[Provided material]
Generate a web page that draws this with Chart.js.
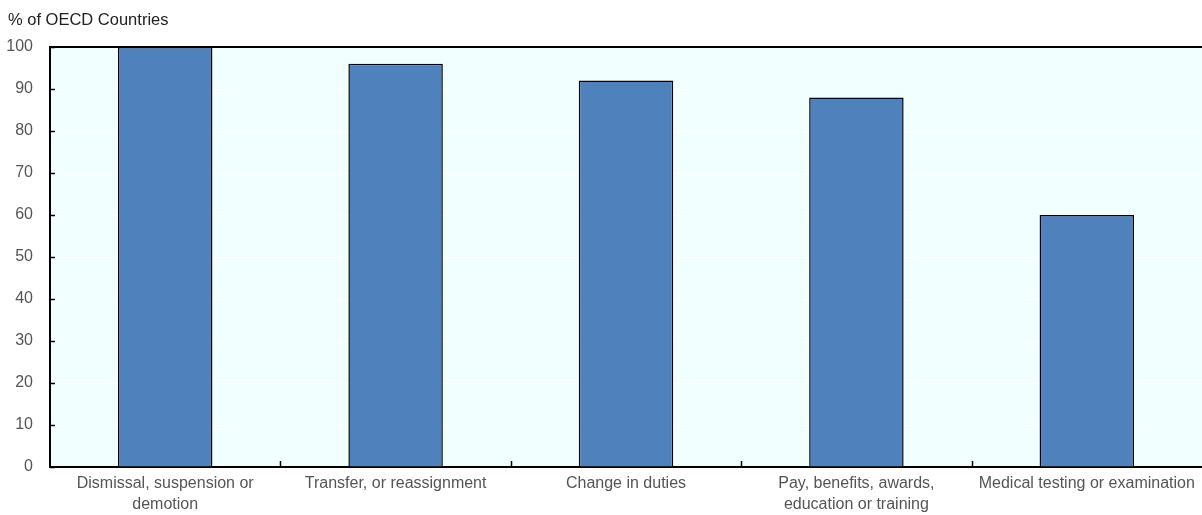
<!DOCTYPE html>
<html>
<head>
<meta charset="utf-8">
<script src="https://cdn.jsdelivr.net/npm/chart.js@4.4.1/dist/chart.umd.min.js"></script>
<style>
  html, body { margin: 0; padding: 0; background: #fff; }
  #wrap { width: 1202px; height: 515px; position: relative; }
</style>
</head>
<body>
<div id="wrap"><canvas id="chart" width="1202" height="515"></canvas></div>
<script>
// categories and values (% of OECD countries)
var categories = [
  ['Dismissal, suspension or', 'demotion'],
  'Transfer, or reassignment',
  'Change in duties',
  ['Pay, benefits, awards,', 'education or training'],
  'Medical testing or examination'
];
var shares = [100, 96, 92, 88, 60];
var yTicks = [0, 10, 20, 30, 40, 50, 60, 70, 80, 90, 100];
var unitLabel = '% of OECD Countries';

var fontFamily = '"Liberation Sans", Arial, sans-serif';

// plot background, unit label and the small inward tick marks
var decor = {
  id: 'decor',
  beforeDraw: function (chart) {
    var c = chart.ctx, a = chart.chartArea;
    c.save();
    c.fillStyle = '#F2FFFF';
    c.fillRect(a.left, a.top, a.right - a.left, a.bottom - a.top);
    c.restore();
  },
  afterDraw: function (chart) {
    var c = chart.ctx, a = chart.chartArea;
    var x = chart.scales.x, y = chart.scales.y;
    c.save();
    c.strokeStyle = '#000';
    c.lineWidth = 1.5;
    c.beginPath();
    yTicks.forEach(function (v) {
      var py = Math.round(y.getPixelForValue(v)) + 0.5;
      c.moveTo(a.left, py);
      c.lineTo(a.left + 5, py);
    });
    for (var i = 1; i < categories.length; i++) {
      var px = Math.round((x.getPixelForValue(i - 1) + x.getPixelForValue(i)) / 2) + 0.5;
      c.moveTo(px, a.bottom);
      c.lineTo(px, a.bottom - 6);
    }
    c.stroke();
    // top edge of the frame
    c.lineWidth = 2;
    c.beginPath();
    c.moveTo(a.left, a.top);
    c.lineTo(a.right, a.top);
    c.stroke();
    // unit label above the y axis
    c.fillStyle = '#222';
    c.font = '16.5px ' + fontFamily;
    c.textAlign = 'left';
    c.textBaseline = 'alphabetic';
    c.fillText(unitLabel, 8, 25);
    c.restore();
  }
};

var ctx = document.getElementById('chart').getContext('2d');
var chart = new Chart(ctx, {
  type: 'bar',
  data: {
    labels: categories,
    datasets: [{
      data: shares,
      backgroundColor: '#4F81BD',
      borderColor: '#000',
      borderWidth: 1.5,
      categoryPercentage: 1,
      barPercentage: 0.41
    }]
  },
  options: {
    responsive: false,
    animation: false,
    layout: { padding: { top: 47, right: 0, left: 0, bottom: 0 } },
    plugins: {
      legend: { display: false },
      tooltip: { enabled: false }
    },
    scales: {
      x: {
        grid: { display: false, drawTicks: false },
        border: { color: '#000', width: 2 },
        ticks: {
          color: '#555',
          font: { family: fontFamily, size: 16, lineHeight: 1.3 },
          padding: 6,
          maxRotation: 0,
          autoSkip: false
        },
        afterFit: function (s) { s.height = 48; }
      },
      y: {
        min: 0,
        max: 100,
        grid: { color: '#FFFFFF', lineWidth: 1, drawTicks: false },
        border: { color: '#000', width: 2 },
        ticks: {
          stepSize: 10,
          color: '#555',
          font: { family: fontFamily, size: 16 },
          padding: 17
        },
        afterFit: function (s) { s.width = 50; }
      }
    }
  },
  plugins: [decor]
});
</script>
</body>
</html>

[Given exercise]
Transcribe the material as is, with images omitted.

[Expected output]
Generate a web page that draws this with Chart.js.
<!DOCTYPE html>
<html>
<head>
<meta charset="utf-8">
<script src="https://cdn.jsdelivr.net/npm/chart.js@4.4.1/dist/chart.umd.min.js"></script>
<style>
  html, body { margin: 0; padding: 0; background: #fff; }
  #wrap { width: 1202px; height: 515px; position: relative; }
</style>
</head>
<body>
<div id="wrap"><canvas id="chart" width="1202" height="515"></canvas></div>
<script>
// categories and values (% of OECD countries)
var categories = [
  ['Dismissal, suspension or', 'demotion'],
  'Transfer, or reassignment',
  'Change in duties',
  ['Pay, benefits, awards,', 'education or training'],
  'Medical testing or examination'
];
var shares = [100, 96, 92, 88, 60];
var yTicks = [0, 10, 20, 30, 40, 50, 60, 70, 80, 90, 100];
var unitLabel = '% of OECD Countries';

var fontFamily = '"Liberation Sans", Arial, sans-serif';

// plot background, unit label and the small inward tick marks
var decor = {
  id: 'decor',
  beforeDraw: function (chart) {
    var c = chart.ctx, a = chart.chartArea;
    c.save();
    c.fillStyle = '#F2FFFF';
    c.fillRect(a.left, a.top, a.right - a.left, a.bottom - a.top);
    c.restore();
  },
  afterDraw: function (chart) {
    var c = chart.ctx, a = chart.chartArea;
    var x = chart.scales.x, y = chart.scales.y;
    c.save();
    c.strokeStyle = '#000';
    c.lineWidth = 1.5;
    c.beginPath();
    yTicks.forEach(function (v) {
      var py = Math.round(y.getPixelForValue(v)) + 0.5;
      c.moveTo(a.left, py);
      c.lineTo(a.left + 5, py);
    });
    for (var i = 1; i < categories.length; i++) {
      var px = Math.round((x.getPixelForValue(i - 1) + x.getPixelForValue(i)) / 2) + 0.5;
      c.moveTo(px, a.bottom);
      c.lineTo(px, a.bottom - 6);
    }
    c.stroke();
    // top edge of the frame
    c.lineWidth = 2;
    c.beginPath();
    c.moveTo(a.left, a.top);
    c.lineTo(a.right, a.top);
    c.stroke();
    // unit label above the y axis
    c.fillStyle = '#222';
    c.font = '16.5px ' + fontFamily;
    c.textAlign = 'left';
    c.textBaseline = 'alphabetic';
    c.fillText(unitLabel, 8, 25);
    c.restore();
  }
};

var ctx = document.getElementById('chart').getContext('2d');
var chart = new Chart(ctx, {
  type: 'bar',
  data: {
    labels: categories,
    datasets: [{
      data: shares,
      backgroundColor: '#4F81BD',
      borderColor: '#000',
      borderWidth: 1.5,
      categoryPercentage: 1,
      barPercentage: 0.41
    }]
  },
  options: {
    responsive: false,
    animation: false,
    layout: { padding: { top: 47, right: 0, left: 0, bottom: 0 } },
    plugins: {
      legend: { display: false },
      tooltip: { enabled: false }
    },
    scales: {
      x: {
        grid: { display: false, drawTicks: false },
        border: { color: '#000', width: 2 },
        ticks: {
          color: '#555',
          font: { family: fontFamily, size: 16, lineHeight: 1.3 },
          padding: 6,
          maxRotation: 0,
          autoSkip: false
        },
        afterFit: function (s) { s.height = 48; }
      },
      y: {
        min: 0,
        max: 100,
        grid: { color: '#FFFFFF', lineWidth: 1, drawTicks: false },
        border: { color: '#000', width: 2 },
        ticks: {
          stepSize: 10,
          color: '#555',
          font: { family: fontFamily, size: 16 },
          padding: 17
        },
        afterFit: function (s) { s.width = 50; }
      }
    }
  },
  plugins: [decor]
});
</script>
</body>
</html>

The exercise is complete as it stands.